Sixteen years ago yesterday, while the world's attention was focused on the impending beginning of Operation Desert Storm, what Lithuanians and many Latvians euphemistically call "the January Events" began -- Soviet troops captured various buildings throughout Lithuania and armored columns began to move towards Vilnius, where unarmed citizens gathered at the TV Tower to defend the democratically elected government that had proclaimed the restoration of Lithuania's independence. Vytautas Landsbergis, the head of state, tried to contact Gorbachev three times -- without success. In the wee hours of 13 January, 110 people were injured and 14 were killed as the Soviets attempted to take the Tower by force.

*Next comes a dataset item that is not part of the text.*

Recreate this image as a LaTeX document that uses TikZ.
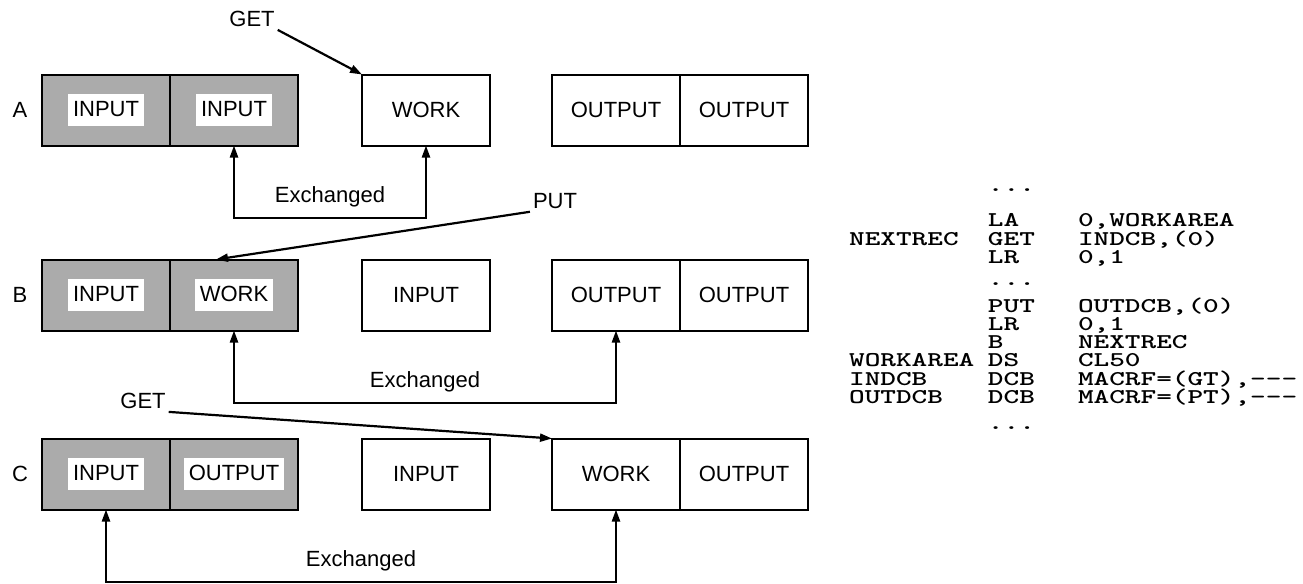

In Rīga, between half a million and seven hundred thousand people (out of a total population of just over two and a half million in Latvia, Soviet military personnel and colonists included) gathered on the right bank of the Daugava whilst timber and heavy machinery were brought into the city for the construction of the Barricades. Latvians, and they counted among their number not a few people from Latvia's ethnic minorities, rose to the defense of the Republic despite the bloodshed in Vilnius. The journalist Bens Latkovskis, among others, has observed that there are two years of which the Latvian nation can be proud -- 1919, when Latvians of all political persuasions and walks of life (
minus hardcore Bolsheviks and reactionaries) united against the German and Russian forces under Bermondt-Avalov, and 1991, when ordinary people from all over Latvia gathered on the Barricades to defend "your freedom and ours," as some of the banners had it in both Latvian and Russian. A chronology of the events in English and photos are available here. 11 November 1919, when Bermondt-Avalov's soldiers were driven from the outskirts of Rīga, is still marked in Latvia as the Day of the Bear Slayer. Appropriately enough, the commemorative coin issued to mark the fifteenth anniversary of the Barricades last year brings the Bear Slayer to "the January Events" -- the fires on the averse of the coin, around which the participants warmed themselves in that chill winter, are remembered by a bonfire at the Rīga TV Tower every year.

The photograph, from the Memorial Fund for Participants of the Barricades, shows the Council of Ministers being surrounded by crowds of defenders. The statue of Lenin was chopped down that August, when the Soviet Union finally collapsed.